# To be done
Output each line exactly as it appears, skipping any embedded picture.

++++ Information provided

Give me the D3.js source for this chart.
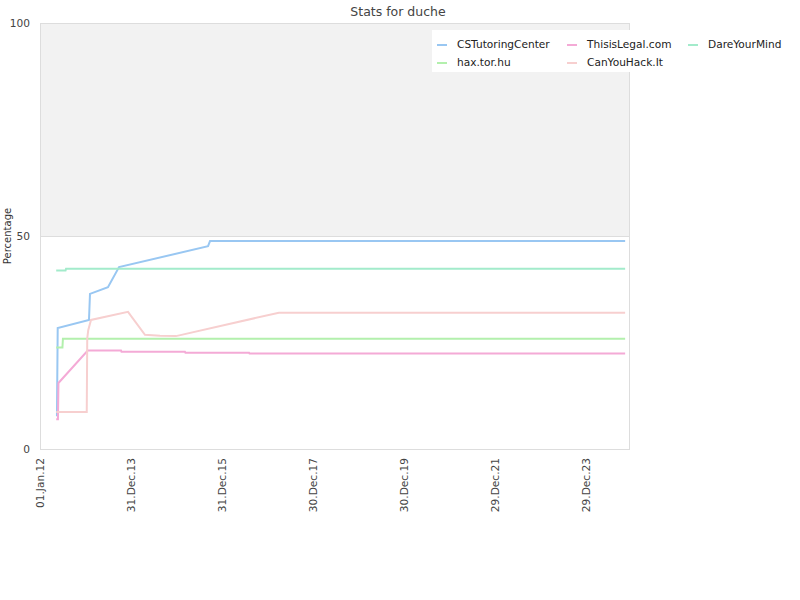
<!DOCTYPE html>
<html><head><meta charset="utf-8">
<script src="https://cdn.jsdelivr.net/npm/d3@7"></script>
<style>body{margin:0;background:#fff;font-family:"DejaVu Sans",sans-serif;}</style>
</head><body>
<svg id="c" width="800" height="600"></svg>
<script>
const seriesNames = ["CSTutoringCenter","ThisisLegal.com","DareYourMind","hax.tor.hu","CanYouHack.It"];
const seriesColors = ["#99c7f2","#f4aad6","#a3ebcb","#b3f0ad","#f7cfcf"];
const csTutoringDates = ["2012-05-16","2012-05-22","2013-01-28","2013-02-05","2013-06-29","2013-09-26","2015-09-10","2015-09-26","2024-11-07"];
const csTutoringValues = [7.7,28.4,30.3,36.4,38.0,42.7,47.6,48.8,48.8];
const thisisLegalDates = ["2012-05-10","2012-05-24","2012-05-28","2013-01-18","2013-10-12","2013-10-16","2015-03-09","2015-03-13","2016-08-04","2016-08-08","2024-11-07"];
const thisisLegalValues = [7.0,7.0,15.5,23.1,23.1,22.8,22.8,22.6,22.6,22.4,22.4];
const dareYourMindDates = ["2012-05-10","2012-07-24","2012-07-28","2024-11-07"];
const dareYourMindValues = [41.9,41.9,42.3,42.3];
const haxTorDates = ["2012-05-10","2012-06-29","2012-07-03","2024-11-07"];
const haxTorValues = [23.8,23.8,25.9,25.9];
const canYouHackDates = ["2012-05-10","2013-01-10","2013-01-14","2013-01-22","2013-02-13","2013-12-07","2014-04-22","2014-08-21","2014-12-27","2017-03-31","2024-11-07"];
const canYouHackValues = [8.7,8.7,26.0,27.9,30.3,32.2,26.8,26.6,26.5,32.0,32.0];
const yTickValues = [0,50,100];
const xTickStart = "2012-01-01";
const xTickStepDays = 730;
const xTickCount = 7;

const parse = d3.utcParse("%Y-%m-%d");
const fmt = d3.utcFormat("%d.%b.%y");
const allDates = [csTutoringDates,thisisLegalDates,dareYourMindDates,haxTorDates,canYouHackDates];
const allValues = [csTutoringValues,thisisLegalValues,dareYourMindValues,haxTorValues,canYouHackValues];
const series = seriesNames.map((n,i)=>({name:n,color:seriesColors[i],
  pts: allDates[i].map((d,j)=>({d:parse(d),v:allValues[i][j]}))}));

const svg = d3.select("#c");
const L=40,R=630,T=23,B=449;
const x0 = parse(xTickStart);
const x = d3.scaleUtc().domain([x0, d3.utcDay.offset(x0,4733)]).range([L,R]);
const y = d3.scaleLinear().domain([0,100]).range([B,T]);

svg.append("rect").attr("x",L).attr("y",y(100)).attr("width",R-L).attr("height",y(50)-y(100)).attr("fill","#f2f2f2");
svg.append("line").attr("x1",L).attr("x2",R).attr("y1",y(50)+0.5).attr("y2",y(50)+0.5).attr("stroke","#dddddd");
svg.append("rect").attr("x",L+0.5).attr("y",T+0.5).attr("width",R-L-1).attr("height",B-T).attr("fill","none").attr("stroke","#dddddd");

svg.append("text").attr("x",398).attr("y",16).attr("text-anchor","middle").attr("font-size",12.5).attr("fill","#444").text("Stats for duche");

const ya = svg.append("g").attr("transform",`translate(${L},0)`).call(d3.axisLeft(y).tickValues(yTickValues).tickSize(0).tickPadding(10));
ya.select(".domain").remove();
ya.selectAll("text").attr("font-size",10.6).attr("fill","#444").attr("font-family","DejaVu Sans");
svg.append("text").attr("transform",`translate(11,${(T+B)/2}) rotate(-90)`).attr("text-anchor","middle").attr("font-size",10).attr("fill","#333").text("Percentage");

const xTicks = d3.range(xTickCount).map(k=>d3.utcDay.offset(x0,k*xTickStepDays));
const xa = svg.append("g").attr("transform",`translate(0,${B})`).call(d3.axisBottom(x).tickValues(xTicks).tickFormat(fmt).tickSize(0));
xa.select(".domain").remove();
xa.selectAll("text").attr("font-size",10.6).attr("fill","#444").attr("font-family","DejaVu Sans")
  .attr("text-anchor","end").attr("transform","rotate(-90)").attr("x",-9).attr("y",0).attr("dy","0.35em");

const line = d3.line().x(p=>x(p.d)).y(p=>y(p.v));
svg.append("g").selectAll("path").data(series).join("path")
  .attr("d",s=>line(s.pts)).attr("fill","none").attr("stroke",s=>s.color).attr("stroke-width",2);

svg.append("rect").attr("x",432).attr("y",30).attr("width",368).attr("height",42).attr("fill","#fff");
const legPos = [[437,44],[567,44],[688,44],[437,62],[567,62]];
const lg = svg.append("g").selectAll("g").data(series).join("g").attr("transform",(s,i)=>`translate(${legPos[i][0]},${legPos[i][1]})`);
lg.append("line").attr("x1",0).attr("x2",10).attr("y1",1).attr("y2",1).attr("stroke",s=>s.color).attr("stroke-width",2);
lg.append("text").attr("x",20).attr("y",0).attr("dy","0.35em").attr("font-size",10.6).attr("fill","#222").text(s=>s.name);
</script>
</body></html>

++++++++

# Solution for this problem
Give me the D3.js source for this chart.
<!DOCTYPE html>
<html><head><meta charset="utf-8">
<script src="https://cdn.jsdelivr.net/npm/d3@7"></script>
<style>body{margin:0;background:#fff;font-family:"DejaVu Sans",sans-serif;}</style>
</head><body>
<svg id="c" width="800" height="600"></svg>
<script>
const seriesNames = ["CSTutoringCenter","ThisisLegal.com","DareYourMind","hax.tor.hu","CanYouHack.It"];
const seriesColors = ["#99c7f2","#f4aad6","#a3ebcb","#b3f0ad","#f7cfcf"];
const csTutoringDates = ["2012-05-16","2012-05-22","2013-01-28","2013-02-05","2013-06-29","2013-09-26","2015-09-10","2015-09-26","2024-11-07"];
const csTutoringValues = [7.7,28.4,30.3,36.4,38.0,42.7,47.6,48.8,48.8];
const thisisLegalDates = ["2012-05-10","2012-05-24","2012-05-28","2013-01-18","2013-10-12","2013-10-16","2015-03-09","2015-03-13","2016-08-04","2016-08-08","2024-11-07"];
const thisisLegalValues = [7.0,7.0,15.5,23.1,23.1,22.8,22.8,22.6,22.6,22.4,22.4];
const dareYourMindDates = ["2012-05-10","2012-07-24","2012-07-28","2024-11-07"];
const dareYourMindValues = [41.9,41.9,42.3,42.3];
const haxTorDates = ["2012-05-10","2012-06-29","2012-07-03","2024-11-07"];
const haxTorValues = [23.8,23.8,25.9,25.9];
const canYouHackDates = ["2012-05-10","2013-01-10","2013-01-14","2013-01-22","2013-02-13","2013-12-07","2014-04-22","2014-08-21","2014-12-27","2017-03-31","2024-11-07"];
const canYouHackValues = [8.7,8.7,26.0,27.9,30.3,32.2,26.8,26.6,26.5,32.0,32.0];
const yTickValues = [0,50,100];
const xTickStart = "2012-01-01";
const xTickStepDays = 730;
const xTickCount = 7;

const parse = d3.utcParse("%Y-%m-%d");
const fmt = d3.utcFormat("%d.%b.%y");
const allDates = [csTutoringDates,thisisLegalDates,dareYourMindDates,haxTorDates,canYouHackDates];
const allValues = [csTutoringValues,thisisLegalValues,dareYourMindValues,haxTorValues,canYouHackValues];
const series = seriesNames.map((n,i)=>({name:n,color:seriesColors[i],
  pts: allDates[i].map((d,j)=>({d:parse(d),v:allValues[i][j]}))}));

const svg = d3.select("#c");
const L=40,R=630,T=23,B=449;
const x0 = parse(xTickStart);
const x = d3.scaleUtc().domain([x0, d3.utcDay.offset(x0,4733)]).range([L,R]);
const y = d3.scaleLinear().domain([0,100]).range([B,T]);

svg.append("rect").attr("x",L).attr("y",y(100)).attr("width",R-L).attr("height",y(50)-y(100)).attr("fill","#f2f2f2");
svg.append("line").attr("x1",L).attr("x2",R).attr("y1",y(50)+0.5).attr("y2",y(50)+0.5).attr("stroke","#dddddd");
svg.append("rect").attr("x",L+0.5).attr("y",T+0.5).attr("width",R-L-1).attr("height",B-T).attr("fill","none").attr("stroke","#dddddd");

svg.append("text").attr("x",398).attr("y",16).attr("text-anchor","middle").attr("font-size",12.5).attr("fill","#444").text("Stats for duche");

const ya = svg.append("g").attr("transform",`translate(${L},0)`).call(d3.axisLeft(y).tickValues(yTickValues).tickSize(0).tickPadding(10));
ya.select(".domain").remove();
ya.selectAll("text").attr("font-size",10.6).attr("fill","#444").attr("font-family","DejaVu Sans");
svg.append("text").attr("transform",`translate(11,${(T+B)/2}) rotate(-90)`).attr("text-anchor","middle").attr("font-size",10).attr("fill","#333").text("Percentage");

const xTicks = d3.range(xTickCount).map(k=>d3.utcDay.offset(x0,k*xTickStepDays));
const xa = svg.append("g").attr("transform",`translate(0,${B})`).call(d3.axisBottom(x).tickValues(xTicks).tickFormat(fmt).tickSize(0));
xa.select(".domain").remove();
xa.selectAll("text").attr("font-size",10.6).attr("fill","#444").attr("font-family","DejaVu Sans")
  .attr("text-anchor","end").attr("transform","rotate(-90)").attr("x",-9).attr("y",0).attr("dy","0.35em");

const line = d3.line().x(p=>x(p.d)).y(p=>y(p.v));
svg.append("g").selectAll("path").data(series).join("path")
  .attr("d",s=>line(s.pts)).attr("fill","none").attr("stroke",s=>s.color).attr("stroke-width",2);

svg.append("rect").attr("x",432).attr("y",30).attr("width",368).attr("height",42).attr("fill","#fff");
const legPos = [[437,44],[567,44],[688,44],[437,62],[567,62]];
const lg = svg.append("g").selectAll("g").data(series).join("g").attr("transform",(s,i)=>`translate(${legPos[i][0]},${legPos[i][1]})`);
lg.append("line").attr("x1",0).attr("x2",10).attr("y1",1).attr("y2",1).attr("stroke",s=>s.color).attr("stroke-width",2);
lg.append("text").attr("x",20).attr("y",0).attr("dy","0.35em").attr("font-size",10.6).attr("fill","#222").text(s=>s.name);
</script>
</body></html>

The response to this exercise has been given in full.